The Street is abuzz with Greece’s crisis now. However, a similar crisis in Puerto Rico may also keep investors worried. A crumbling economy, massive public debt and an increasing government deficit have pushed Puerto Rico to the brink of default, and it wants the right to declare bankruptcy. Puerto Rico owes $73 billion it is unable to repay.

Governor Alejandro Padilla has stated that Puerto Rico is bankrupt and it is mathematically impossible for it to repay its creditors. Imposing sales taxes in 2006, retrenchment of public employees in 2009, pension reform in 2013, and the latest gas tax and the Sales and Use Tax (IVU) were some of the measures Puerto Rico had been trying to effectively use.

Unfortunately, it failed to restrict the country from amassing about $73 billion of debt, which translates into over $20,000 per person in Puerto Rico.
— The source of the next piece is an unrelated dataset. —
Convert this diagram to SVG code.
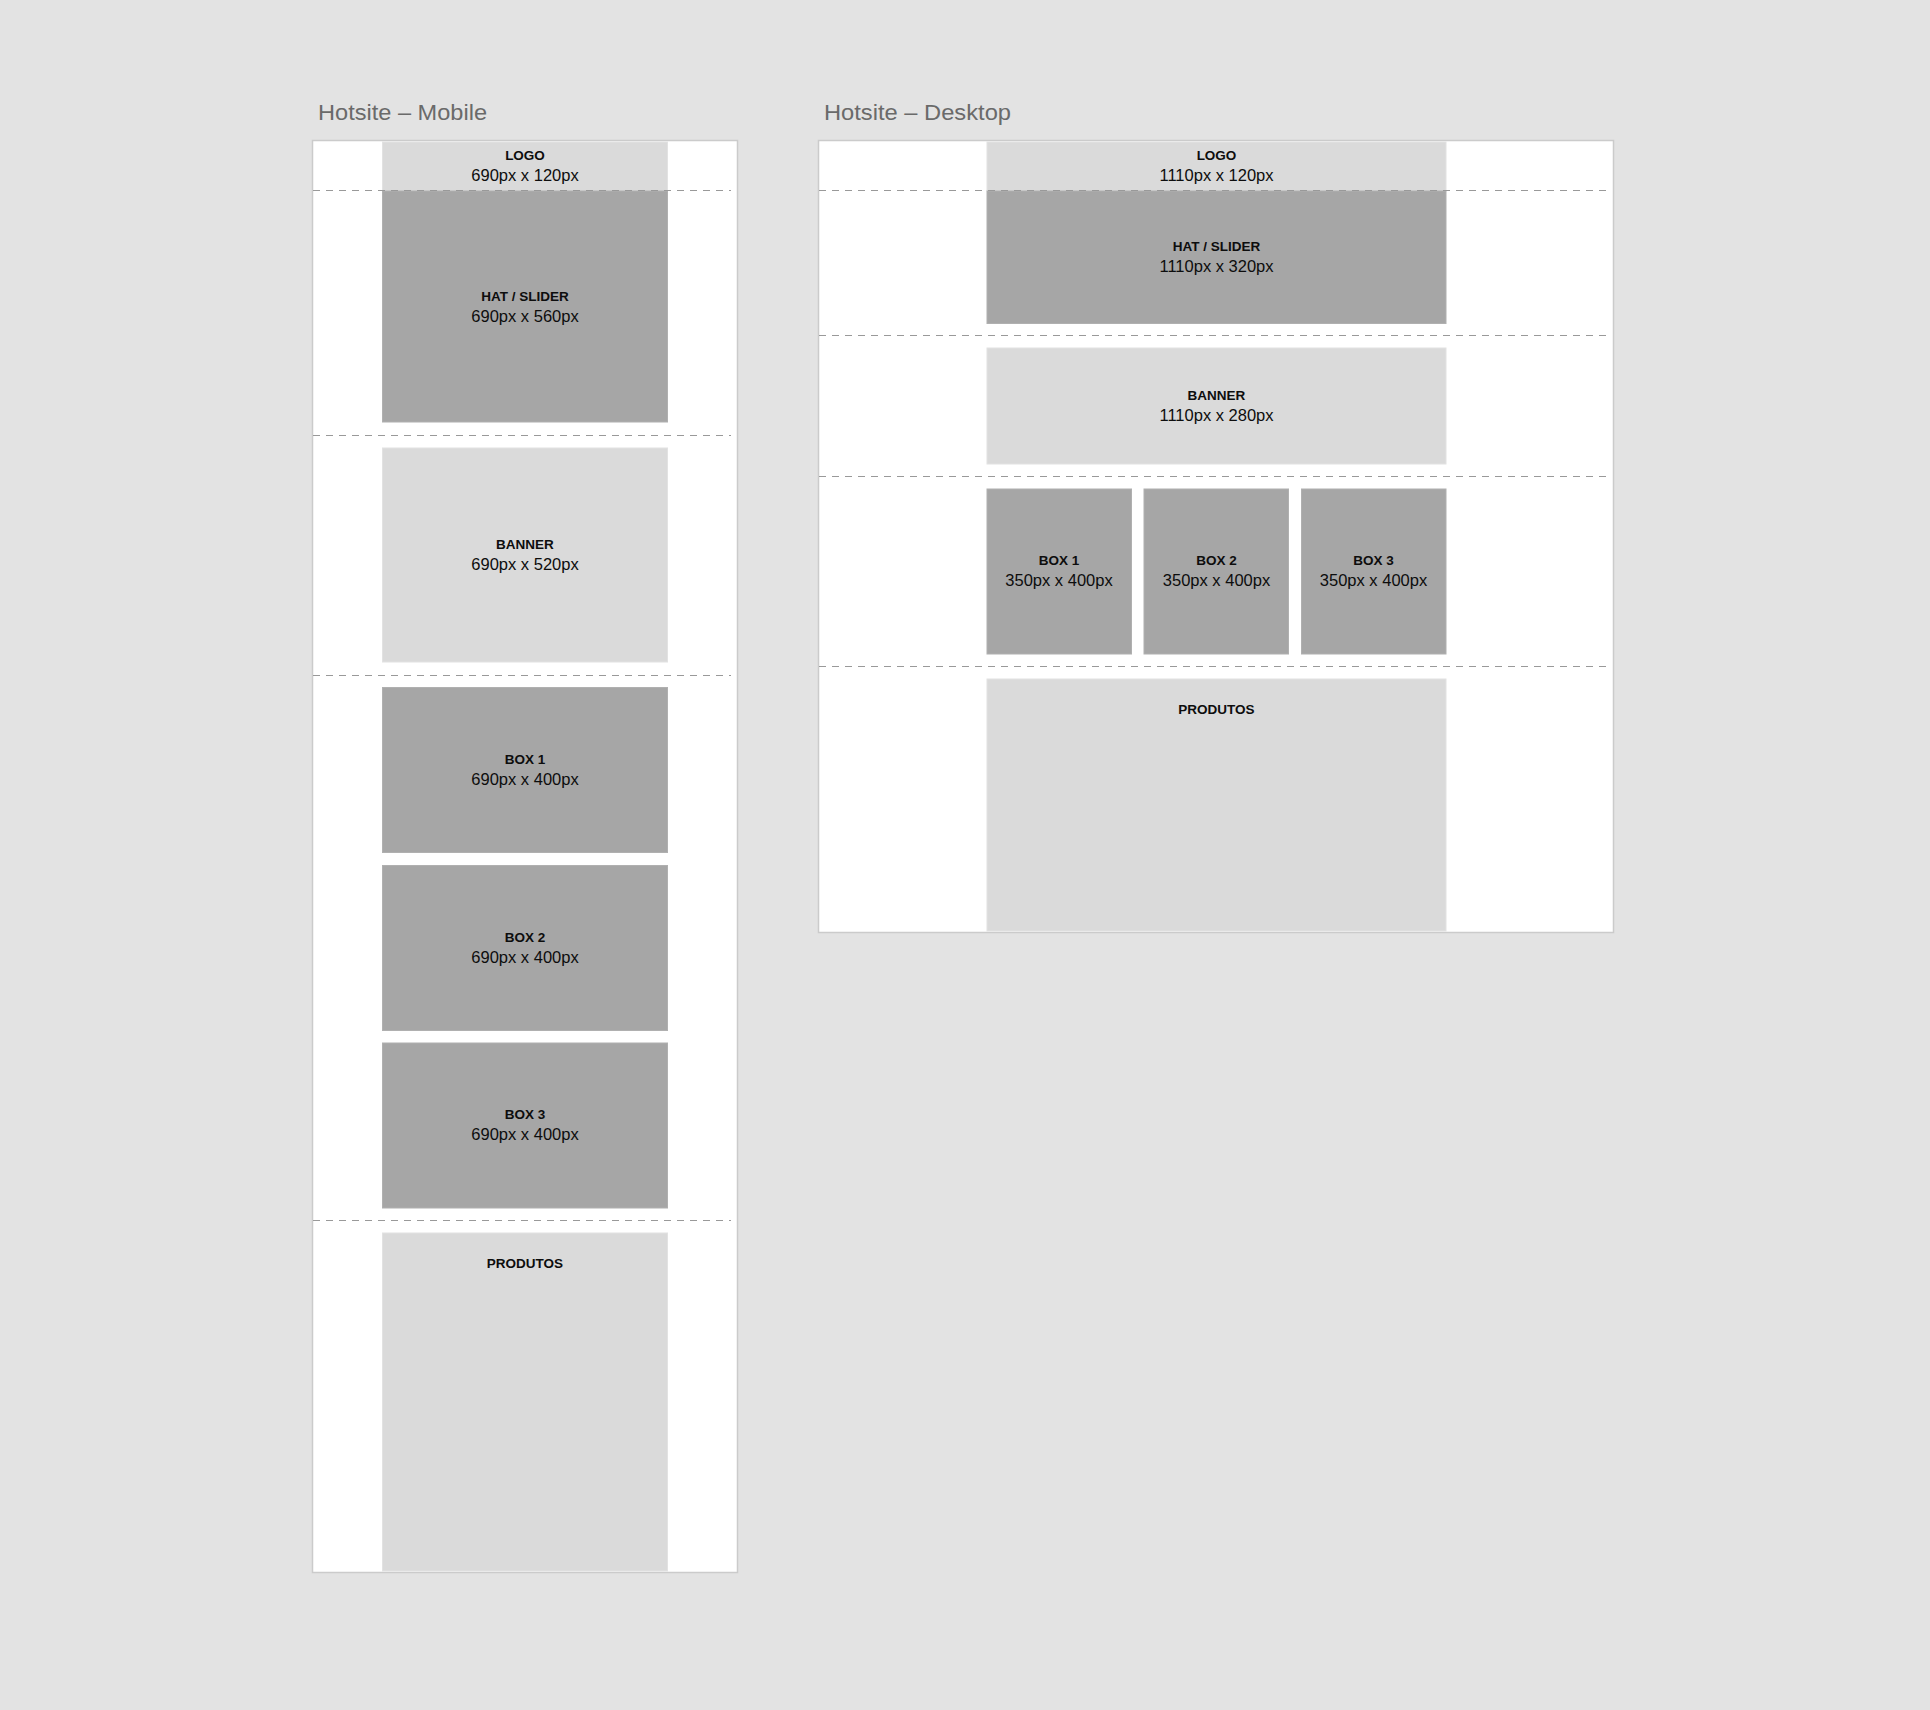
<svg xmlns="http://www.w3.org/2000/svg" width="1930" height="1710" viewBox="0 0 1930 1710">
  <style>
    .title { font-family: "Liberation Sans", Arial, sans-serif; font-size: 22px; fill: #6a6a6a; }
    .frame { fill: #ffffff; stroke: #cbcbcb; stroke-width: 1.5; }
    .light { fill: #dadada; stroke: #e2e2e2; stroke-width: 1; }
    .dark { fill: #a6a6a6; stroke: #b0b0b0; stroke-width: 1; }
    .name { font-family: "Liberation Sans", Arial, sans-serif; font-size: 13.5px; font-weight: bold; fill: #0d0d0d; text-anchor: middle; }
    .size { font-family: "Liberation Sans", Arial, sans-serif; font-size: 16.5px; fill: #0d0d0d; text-anchor: middle; }
    .divider { stroke: #999999; stroke-width: 1; stroke-dasharray: 7 6; fill: none; }
  </style>

  <rect x="0" y="0" width="1930" height="1710" fill="#e3e3e3"/>

  <!-- Mobile layout -->
  <g id="mobile">
    <text class="title" x="318" y="120" textLength="169" lengthAdjust="spacingAndGlyphs">Hotsite – Mobile</text>
    <rect id="mobile-frame" class="frame" x="312.5" y="140.5" width="425" height="1432"/>

    <g id="m-logo">
      <rect class="light" x="382.5" y="142" width="285" height="49" stroke="none"/>
      <text class="name" x="525" y="160">LOGO</text>
      <text class="size" x="525" y="181">690px x 120px</text>
    </g>
    <g id="m-hat">
      <rect class="dark" x="382.5" y="191" width="285" height="231"/>
      <text class="name" x="525" y="301">HAT / SLIDER</text>
      <text class="size" x="525" y="322">690px x 560px</text>
    </g>
    <g id="m-banner">
      <rect class="light" x="382.5" y="448" width="285" height="214"/>
      <text class="name" x="525" y="549">BANNER</text>
      <text class="size" x="525" y="570">690px x 520px</text>
    </g>
    <g id="m-box1">
      <rect class="dark" x="382.5" y="687.5" width="285" height="165"/>
      <text class="name" x="525" y="764">BOX 1</text>
      <text class="size" x="525" y="785">690px x 400px</text>
    </g>
    <g id="m-box2">
      <rect class="dark" x="382.5" y="865.5" width="285" height="165"/>
      <text class="name" x="525" y="942">BOX 2</text>
      <text class="size" x="525" y="963">690px x 400px</text>
    </g>
    <g id="m-box3">
      <rect class="dark" x="382.5" y="1043" width="285" height="165"/>
      <text class="name" x="525" y="1119">BOX 3</text>
      <text class="size" x="525" y="1140">690px x 400px</text>
    </g>
    <g id="m-produtos">
      <rect class="light" x="382.5" y="1233" width="285" height="338"/>
      <text class="name" x="525" y="1268">PRODUTOS</text>
    </g>
  </g>

  <!-- Desktop layout -->
  <g id="desktop">
    <text class="title" x="824" y="120" textLength="187" lengthAdjust="spacingAndGlyphs">Hotsite – Desktop</text>
    <rect id="desktop-frame" class="frame" x="818.5" y="140.5" width="795" height="792"/>

    <g id="d-logo">
      <rect class="light" x="987" y="142" width="459" height="49" stroke="none"/>
      <text class="name" x="1216.5" y="160">LOGO</text>
      <text class="size" x="1216.5" y="181">1110px x 120px</text>
    </g>
    <g id="d-hat">
      <rect class="dark" x="987" y="191" width="459" height="132.5"/>
      <text class="name" x="1216.5" y="251">HAT / SLIDER</text>
      <text class="size" x="1216.5" y="272">1110px x 320px</text>
    </g>
    <g id="d-banner">
      <rect class="light" x="987" y="348" width="459" height="116"/>
      <text class="name" x="1216.5" y="400">BANNER</text>
      <text class="size" x="1216.5" y="421">1110px x 280px</text>
    </g>
    <g id="d-box1">
      <rect class="dark" x="987" y="489" width="144.5" height="165"/>
      <text class="name" x="1059" y="565">BOX 1</text>
      <text class="size" x="1059" y="586">350px x 400px</text>
    </g>
    <g id="d-box2">
      <rect class="dark" x="1144" y="489" width="144.5" height="165"/>
      <text class="name" x="1216.5" y="565">BOX 2</text>
      <text class="size" x="1216.5" y="586">350px x 400px</text>
    </g>
    <g id="d-box3">
      <rect class="dark" x="1301.5" y="489" width="144.5" height="165"/>
      <text class="name" x="1373.5" y="565">BOX 3</text>
      <text class="size" x="1373.5" y="586">350px x 400px</text>
    </g>
    <g id="d-produtos">
      <rect class="light" x="987" y="679" width="459" height="252"/>
      <text class="name" x="1216.5" y="714">PRODUTOS</text>
    </g>
  </g>

  <!-- Section dividers -->
  <g id="connectors">
    <line class="divider" x1="313" y1="190.5" x2="731" y2="190.5"/>
    <line class="divider" x1="313" y1="435.5" x2="731" y2="435.5"/>
    <line class="divider" x1="313" y1="675.5" x2="731" y2="675.5"/>
    <line class="divider" x1="313" y1="1220.5" x2="731" y2="1220.5"/>
    <line class="divider" x1="819" y1="190.5" x2="1608" y2="190.5"/>
    <line class="divider" x1="819" y1="335.5" x2="1608" y2="335.5"/>
    <line class="divider" x1="819" y1="476.5" x2="1608" y2="476.5"/>
    <line class="divider" x1="819" y1="666.5" x2="1608" y2="666.5"/>
  </g>
</svg>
This ironically is more than the median income of $19,520 per year.

What This Means to the US

Though located a thousand miles away from the continental US, Puerto Rico’s debt concern is now becoming a 2016 campaign issue. The larger concern for investors is the exposure to this island. More than 20% of bond mutual funds hold Puerto Rican bonds. Moody’s Investors Service has cut about $56 billion of Puerto Rico’s other bonds into the “junk” category. Also, escalating tensions should be indicative to let go of certain Puerto Rican stocks that investors might have in their portfolios.

In addition to the exposure, the Puerto Rico crisis may have a domino effect. It will most likely affect the benchmarks going forward more prominently than it has in recent days when everyone was busy reading about the Greek drama. According to Reuters, the White House “is not contemplating a federal bailout of Puerto Rico to help the island deal with its debt crisis.” Meanwhile, there is no economic growth in the island.

Puerto Rico is a US territory and is overseen by the US federal government. However, the island is not part of US economic statistics and GDP or employment data. It also does not share sovereignty. Nonetheless, the US has some cost burden in the form of aid and entitlement plans.